**Task directions:** Reproduce every line of the listing as written, apart from the pictures.

**Raw data:**
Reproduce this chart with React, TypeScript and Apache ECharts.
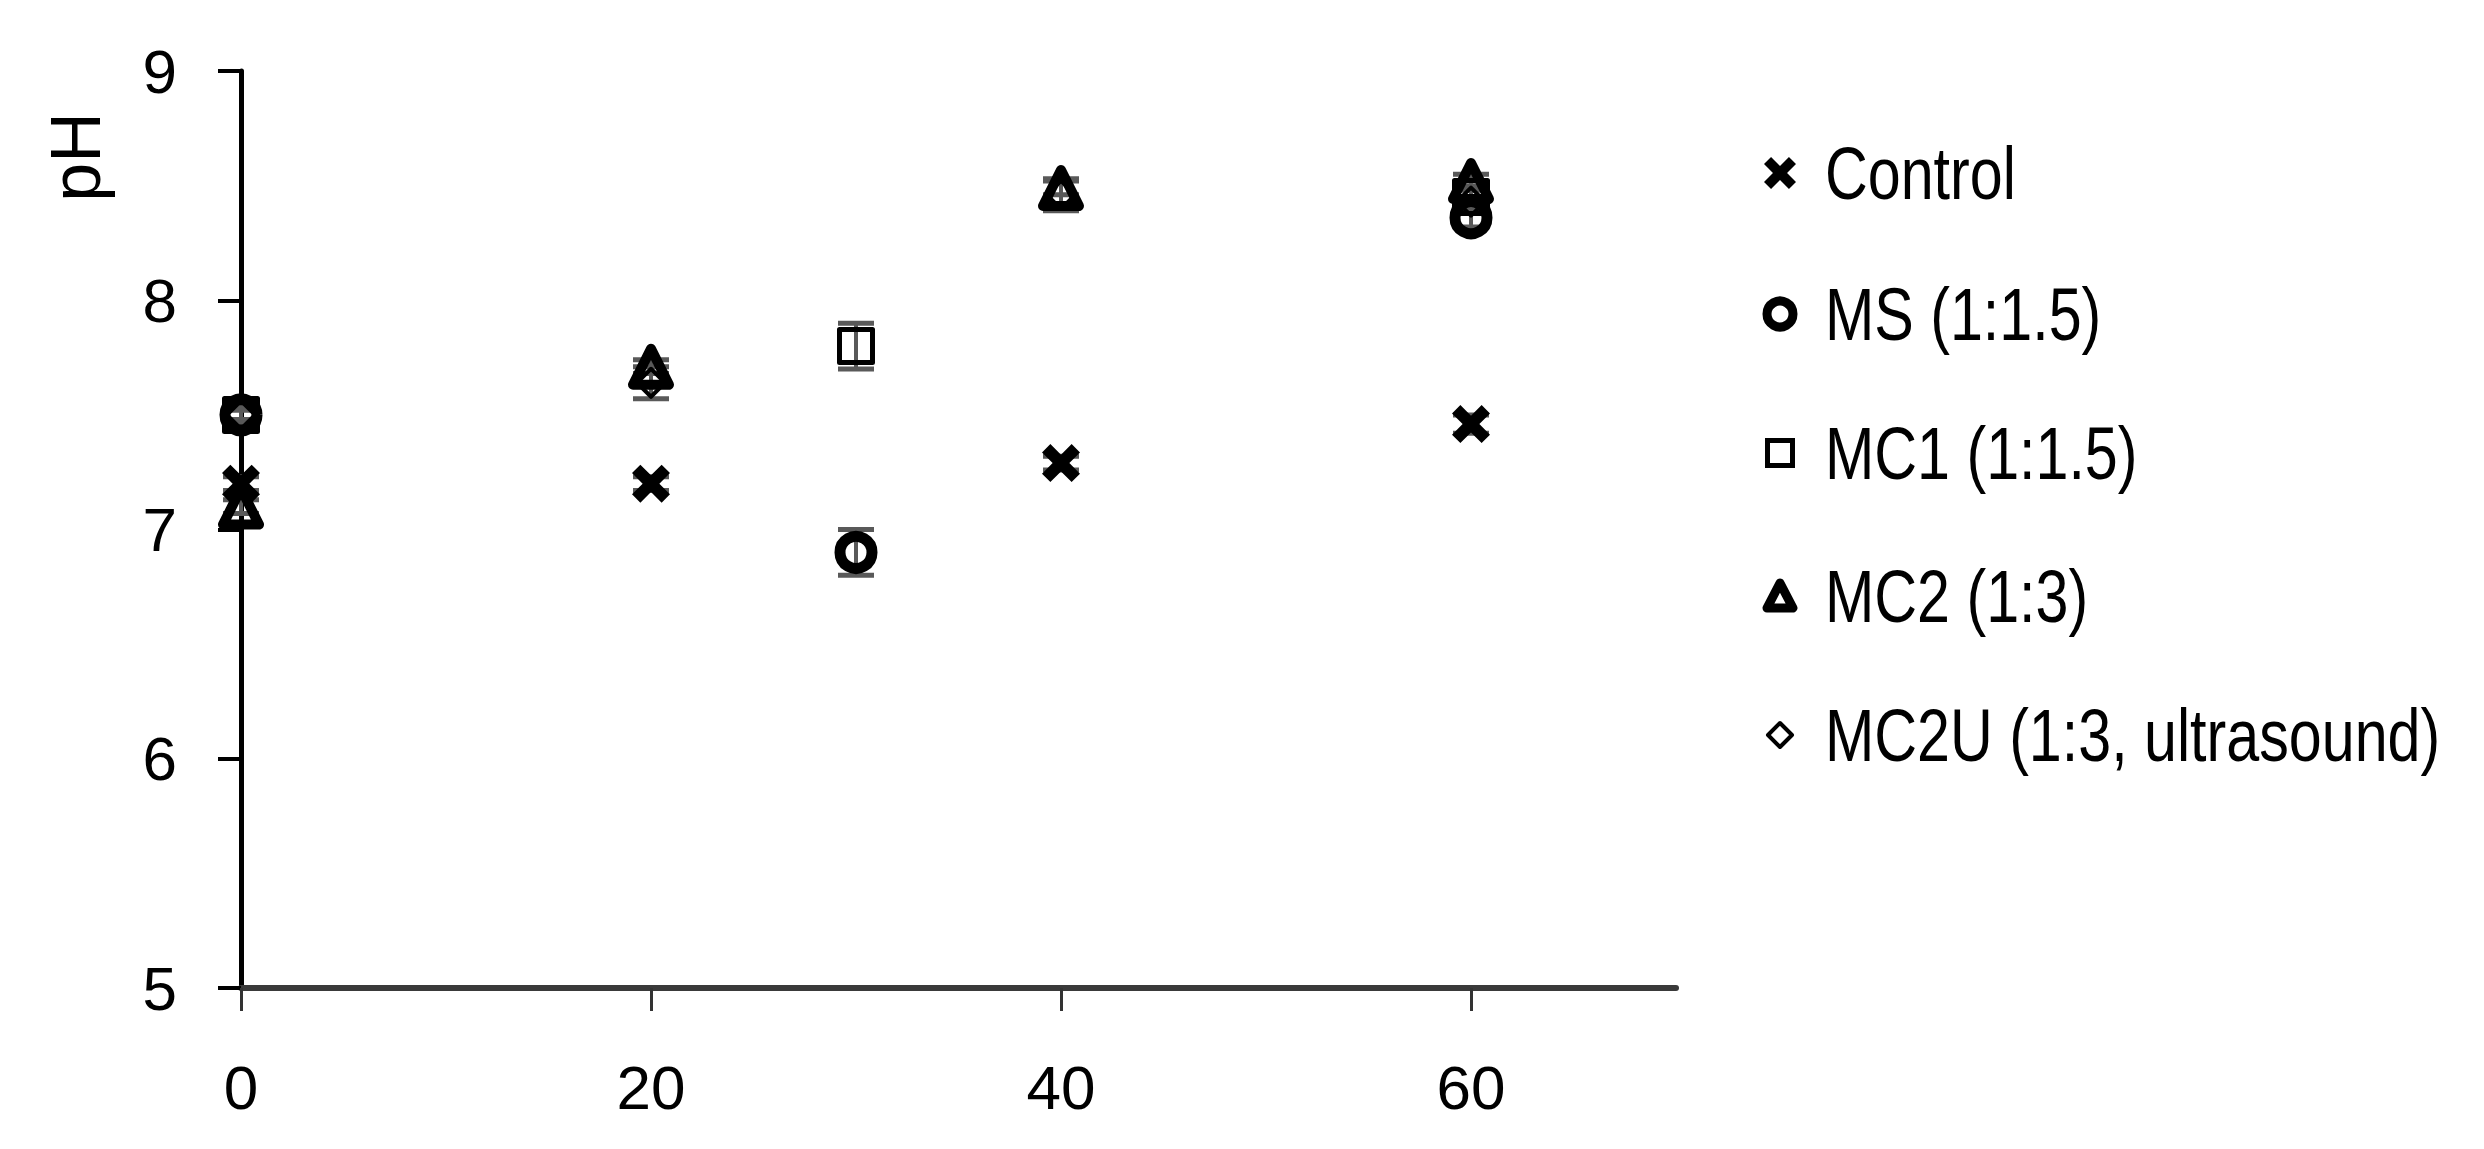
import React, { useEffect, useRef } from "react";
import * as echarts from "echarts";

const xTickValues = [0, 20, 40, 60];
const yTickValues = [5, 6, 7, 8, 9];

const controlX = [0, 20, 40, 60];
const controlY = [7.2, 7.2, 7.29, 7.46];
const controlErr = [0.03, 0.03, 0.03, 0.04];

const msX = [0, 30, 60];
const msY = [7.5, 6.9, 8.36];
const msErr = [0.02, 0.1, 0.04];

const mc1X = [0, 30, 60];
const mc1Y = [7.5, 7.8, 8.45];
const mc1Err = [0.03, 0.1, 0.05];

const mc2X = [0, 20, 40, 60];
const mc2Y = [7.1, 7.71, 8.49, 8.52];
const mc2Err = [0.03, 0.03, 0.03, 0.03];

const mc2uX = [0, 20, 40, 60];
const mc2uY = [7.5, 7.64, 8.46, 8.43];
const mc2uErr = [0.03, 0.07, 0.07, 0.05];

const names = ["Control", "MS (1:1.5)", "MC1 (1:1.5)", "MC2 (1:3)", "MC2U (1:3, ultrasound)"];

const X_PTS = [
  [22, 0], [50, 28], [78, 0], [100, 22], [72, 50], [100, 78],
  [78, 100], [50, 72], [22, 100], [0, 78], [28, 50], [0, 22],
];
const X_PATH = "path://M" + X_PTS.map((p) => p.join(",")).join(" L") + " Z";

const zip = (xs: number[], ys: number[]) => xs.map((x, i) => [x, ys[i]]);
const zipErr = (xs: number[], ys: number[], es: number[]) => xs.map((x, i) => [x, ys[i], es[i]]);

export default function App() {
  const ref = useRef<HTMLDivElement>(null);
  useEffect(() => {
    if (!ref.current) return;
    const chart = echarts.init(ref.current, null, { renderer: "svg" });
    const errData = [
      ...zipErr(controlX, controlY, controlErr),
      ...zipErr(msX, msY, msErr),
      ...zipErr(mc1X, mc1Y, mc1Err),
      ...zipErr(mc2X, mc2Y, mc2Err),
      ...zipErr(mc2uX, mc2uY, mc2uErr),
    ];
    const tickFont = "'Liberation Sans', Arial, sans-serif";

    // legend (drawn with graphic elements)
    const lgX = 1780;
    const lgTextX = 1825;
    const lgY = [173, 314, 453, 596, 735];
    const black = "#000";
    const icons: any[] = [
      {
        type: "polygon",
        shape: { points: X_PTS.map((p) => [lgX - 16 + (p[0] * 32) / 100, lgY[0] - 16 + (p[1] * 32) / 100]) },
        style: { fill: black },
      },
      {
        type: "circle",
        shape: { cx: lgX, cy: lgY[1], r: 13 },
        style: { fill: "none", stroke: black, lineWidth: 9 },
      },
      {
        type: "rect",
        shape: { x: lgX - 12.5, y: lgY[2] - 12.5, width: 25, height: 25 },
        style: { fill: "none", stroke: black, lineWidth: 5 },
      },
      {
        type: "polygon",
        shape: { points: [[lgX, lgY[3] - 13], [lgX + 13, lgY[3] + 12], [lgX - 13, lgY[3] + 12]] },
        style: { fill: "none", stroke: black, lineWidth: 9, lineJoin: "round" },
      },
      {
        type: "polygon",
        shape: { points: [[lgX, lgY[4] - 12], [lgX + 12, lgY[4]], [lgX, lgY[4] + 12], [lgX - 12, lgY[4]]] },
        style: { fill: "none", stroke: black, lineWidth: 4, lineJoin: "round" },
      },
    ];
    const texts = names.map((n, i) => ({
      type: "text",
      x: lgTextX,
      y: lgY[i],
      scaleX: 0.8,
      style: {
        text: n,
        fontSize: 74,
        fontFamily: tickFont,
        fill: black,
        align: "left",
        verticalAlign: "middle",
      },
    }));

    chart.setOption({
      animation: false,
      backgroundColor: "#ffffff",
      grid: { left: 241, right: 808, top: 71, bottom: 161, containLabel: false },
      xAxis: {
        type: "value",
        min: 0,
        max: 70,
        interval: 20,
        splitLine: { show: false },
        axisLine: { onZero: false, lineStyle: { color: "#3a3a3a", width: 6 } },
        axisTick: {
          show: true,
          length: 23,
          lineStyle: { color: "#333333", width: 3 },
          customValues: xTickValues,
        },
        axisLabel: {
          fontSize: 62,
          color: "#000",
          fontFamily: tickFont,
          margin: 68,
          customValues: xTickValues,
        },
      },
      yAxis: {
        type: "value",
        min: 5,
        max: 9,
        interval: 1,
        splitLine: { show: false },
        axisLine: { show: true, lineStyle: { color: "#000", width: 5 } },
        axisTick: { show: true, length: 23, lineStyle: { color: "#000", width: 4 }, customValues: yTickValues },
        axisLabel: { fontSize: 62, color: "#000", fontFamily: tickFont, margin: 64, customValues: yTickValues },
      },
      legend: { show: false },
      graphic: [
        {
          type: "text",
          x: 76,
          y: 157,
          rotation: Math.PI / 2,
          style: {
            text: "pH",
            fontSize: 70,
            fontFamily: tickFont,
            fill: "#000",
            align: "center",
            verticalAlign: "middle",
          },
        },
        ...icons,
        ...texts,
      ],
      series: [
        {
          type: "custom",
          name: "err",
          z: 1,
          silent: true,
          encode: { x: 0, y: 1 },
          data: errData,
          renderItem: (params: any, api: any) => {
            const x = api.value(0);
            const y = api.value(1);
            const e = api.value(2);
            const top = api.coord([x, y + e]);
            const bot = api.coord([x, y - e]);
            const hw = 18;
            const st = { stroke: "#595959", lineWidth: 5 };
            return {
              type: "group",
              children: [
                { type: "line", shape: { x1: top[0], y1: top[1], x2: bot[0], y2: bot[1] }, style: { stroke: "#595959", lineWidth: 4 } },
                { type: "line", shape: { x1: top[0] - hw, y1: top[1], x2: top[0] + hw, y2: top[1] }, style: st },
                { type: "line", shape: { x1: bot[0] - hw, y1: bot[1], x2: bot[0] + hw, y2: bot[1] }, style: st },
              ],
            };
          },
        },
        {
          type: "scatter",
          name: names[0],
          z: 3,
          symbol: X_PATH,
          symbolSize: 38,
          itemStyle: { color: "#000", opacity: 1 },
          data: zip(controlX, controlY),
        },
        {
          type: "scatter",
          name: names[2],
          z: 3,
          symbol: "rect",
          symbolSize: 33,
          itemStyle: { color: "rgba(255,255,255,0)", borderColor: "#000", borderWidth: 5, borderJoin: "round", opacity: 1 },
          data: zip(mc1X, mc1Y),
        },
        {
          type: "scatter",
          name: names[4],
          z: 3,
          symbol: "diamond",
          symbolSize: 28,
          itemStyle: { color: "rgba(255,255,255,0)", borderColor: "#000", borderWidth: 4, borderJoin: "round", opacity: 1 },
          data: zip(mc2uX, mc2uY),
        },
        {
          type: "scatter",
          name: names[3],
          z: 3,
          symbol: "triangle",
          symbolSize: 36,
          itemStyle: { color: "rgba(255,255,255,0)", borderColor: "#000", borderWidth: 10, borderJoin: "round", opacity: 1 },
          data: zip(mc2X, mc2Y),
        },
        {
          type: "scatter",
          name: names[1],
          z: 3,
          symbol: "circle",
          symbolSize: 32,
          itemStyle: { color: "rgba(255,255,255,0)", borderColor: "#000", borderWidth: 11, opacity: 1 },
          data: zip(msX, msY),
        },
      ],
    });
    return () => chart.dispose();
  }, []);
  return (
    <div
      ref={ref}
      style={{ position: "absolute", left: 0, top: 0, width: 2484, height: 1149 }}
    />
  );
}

**Exercise output:**
Reproduce this chart with React, TypeScript and Apache ECharts.
import React, { useEffect, useRef } from "react";
import * as echarts from "echarts";

const xTickValues = [0, 20, 40, 60];
const yTickValues = [5, 6, 7, 8, 9];

const controlX = [0, 20, 40, 60];
const controlY = [7.2, 7.2, 7.29, 7.46];
const controlErr = [0.03, 0.03, 0.03, 0.04];

const msX = [0, 30, 60];
const msY = [7.5, 6.9, 8.36];
const msErr = [0.02, 0.1, 0.04];

const mc1X = [0, 30, 60];
const mc1Y = [7.5, 7.8, 8.45];
const mc1Err = [0.03, 0.1, 0.05];

const mc2X = [0, 20, 40, 60];
const mc2Y = [7.1, 7.71, 8.49, 8.52];
const mc2Err = [0.03, 0.03, 0.03, 0.03];

const mc2uX = [0, 20, 40, 60];
const mc2uY = [7.5, 7.64, 8.46, 8.43];
const mc2uErr = [0.03, 0.07, 0.07, 0.05];

const names = ["Control", "MS (1:1.5)", "MC1 (1:1.5)", "MC2 (1:3)", "MC2U (1:3, ultrasound)"];

const X_PTS = [
  [22, 0], [50, 28], [78, 0], [100, 22], [72, 50], [100, 78],
  [78, 100], [50, 72], [22, 100], [0, 78], [28, 50], [0, 22],
];
const X_PATH = "path://M" + X_PTS.map((p) => p.join(",")).join(" L") + " Z";

const zip = (xs: number[], ys: number[]) => xs.map((x, i) => [x, ys[i]]);
const zipErr = (xs: number[], ys: number[], es: number[]) => xs.map((x, i) => [x, ys[i], es[i]]);

export default function App() {
  const ref = useRef<HTMLDivElement>(null);
  useEffect(() => {
    if (!ref.current) return;
    const chart = echarts.init(ref.current, null, { renderer: "svg" });
    const errData = [
      ...zipErr(controlX, controlY, controlErr),
      ...zipErr(msX, msY, msErr),
      ...zipErr(mc1X, mc1Y, mc1Err),
      ...zipErr(mc2X, mc2Y, mc2Err),
      ...zipErr(mc2uX, mc2uY, mc2uErr),
    ];
    const tickFont = "'Liberation Sans', Arial, sans-serif";

    // legend (drawn with graphic elements)
    const lgX = 1780;
    const lgTextX = 1825;
    const lgY = [173, 314, 453, 596, 735];
    const black = "#000";
    const icons: any[] = [
      {
        type: "polygon",
        shape: { points: X_PTS.map((p) => [lgX - 16 + (p[0] * 32) / 100, lgY[0] - 16 + (p[1] * 32) / 100]) },
        style: { fill: black },
      },
      {
        type: "circle",
        shape: { cx: lgX, cy: lgY[1], r: 13 },
        style: { fill: "none", stroke: black, lineWidth: 9 },
      },
      {
        type: "rect",
        shape: { x: lgX - 12.5, y: lgY[2] - 12.5, width: 25, height: 25 },
        style: { fill: "none", stroke: black, lineWidth: 5 },
      },
      {
        type: "polygon",
        shape: { points: [[lgX, lgY[3] - 13], [lgX + 13, lgY[3] + 12], [lgX - 13, lgY[3] + 12]] },
        style: { fill: "none", stroke: black, lineWidth: 9, lineJoin: "round" },
      },
      {
        type: "polygon",
        shape: { points: [[lgX, lgY[4] - 12], [lgX + 12, lgY[4]], [lgX, lgY[4] + 12], [lgX - 12, lgY[4]]] },
        style: { fill: "none", stroke: black, lineWidth: 4, lineJoin: "round" },
      },
    ];
    const texts = names.map((n, i) => ({
      type: "text",
      x: lgTextX,
      y: lgY[i],
      scaleX: 0.8,
      style: {
        text: n,
        fontSize: 74,
        fontFamily: tickFont,
        fill: black,
        align: "left",
        verticalAlign: "middle",
      },
    }));

    chart.setOption({
      animation: false,
      backgroundColor: "#ffffff",
      grid: { left: 241, right: 808, top: 71, bottom: 161, containLabel: false },
      xAxis: {
        type: "value",
        min: 0,
        max: 70,
        interval: 20,
        splitLine: { show: false },
        axisLine: { onZero: false, lineStyle: { color: "#3a3a3a", width: 6 } },
        axisTick: {
          show: true,
          length: 23,
          lineStyle: { color: "#333333", width: 3 },
          customValues: xTickValues,
        },
        axisLabel: {
          fontSize: 62,
          color: "#000",
          fontFamily: tickFont,
          margin: 68,
          customValues: xTickValues,
        },
      },
      yAxis: {
        type: "value",
        min: 5,
        max: 9,
        interval: 1,
        splitLine: { show: false },
        axisLine: { show: true, lineStyle: { color: "#000", width: 5 } },
        axisTick: { show: true, length: 23, lineStyle: { color: "#000", width: 4 }, customValues: yTickValues },
        axisLabel: { fontSize: 62, color: "#000", fontFamily: tickFont, margin: 64, customValues: yTickValues },
      },
      legend: { show: false },
      graphic: [
        {
          type: "text",
          x: 76,
          y: 157,
          rotation: Math.PI / 2,
          style: {
            text: "pH",
            fontSize: 70,
            fontFamily: tickFont,
            fill: "#000",
            align: "center",
            verticalAlign: "middle",
          },
        },
        ...icons,
        ...texts,
      ],
      series: [
        {
          type: "custom",
          name: "err",
          z: 1,
          silent: true,
          encode: { x: 0, y: 1 },
          data: errData,
          renderItem: (params: any, api: any) => {
            const x = api.value(0);
            const y = api.value(1);
            const e = api.value(2);
            const top = api.coord([x, y + e]);
            const bot = api.coord([x, y - e]);
            const hw = 18;
            const st = { stroke: "#595959", lineWidth: 5 };
            return {
              type: "group",
              children: [
                { type: "line", shape: { x1: top[0], y1: top[1], x2: bot[0], y2: bot[1] }, style: { stroke: "#595959", lineWidth: 4 } },
                { type: "line", shape: { x1: top[0] - hw, y1: top[1], x2: top[0] + hw, y2: top[1] }, style: st },
                { type: "line", shape: { x1: bot[0] - hw, y1: bot[1], x2: bot[0] + hw, y2: bot[1] }, style: st },
              ],
            };
          },
        },
        {
          type: "scatter",
          name: names[0],
          z: 3,
          symbol: X_PATH,
          symbolSize: 38,
          itemStyle: { color: "#000", opacity: 1 },
          data: zip(controlX, controlY),
        },
        {
          type: "scatter",
          name: names[2],
          z: 3,
          symbol: "rect",
          symbolSize: 33,
          itemStyle: { color: "rgba(255,255,255,0)", borderColor: "#000", borderWidth: 5, borderJoin: "round", opacity: 1 },
          data: zip(mc1X, mc1Y),
        },
        {
          type: "scatter",
          name: names[4],
          z: 3,
          symbol: "diamond",
          symbolSize: 28,
          itemStyle: { color: "rgba(255,255,255,0)", borderColor: "#000", borderWidth: 4, borderJoin: "round", opacity: 1 },
          data: zip(mc2uX, mc2uY),
        },
        {
          type: "scatter",
          name: names[3],
          z: 3,
          symbol: "triangle",
          symbolSize: 36,
          itemStyle: { color: "rgba(255,255,255,0)", borderColor: "#000", borderWidth: 10, borderJoin: "round", opacity: 1 },
          data: zip(mc2X, mc2Y),
        },
        {
          type: "scatter",
          name: names[1],
          z: 3,
          symbol: "circle",
          symbolSize: 32,
          itemStyle: { color: "rgba(255,255,255,0)", borderColor: "#000", borderWidth: 11, opacity: 1 },
          data: zip(msX, msY),
        },
      ],
    });
    return () => chart.dispose();
  }, []);
  return (
    <div
      ref={ref}
      style={{ position: "absolute", left: 0, top: 0, width: 2484, height: 1149 }}
    />
  );
}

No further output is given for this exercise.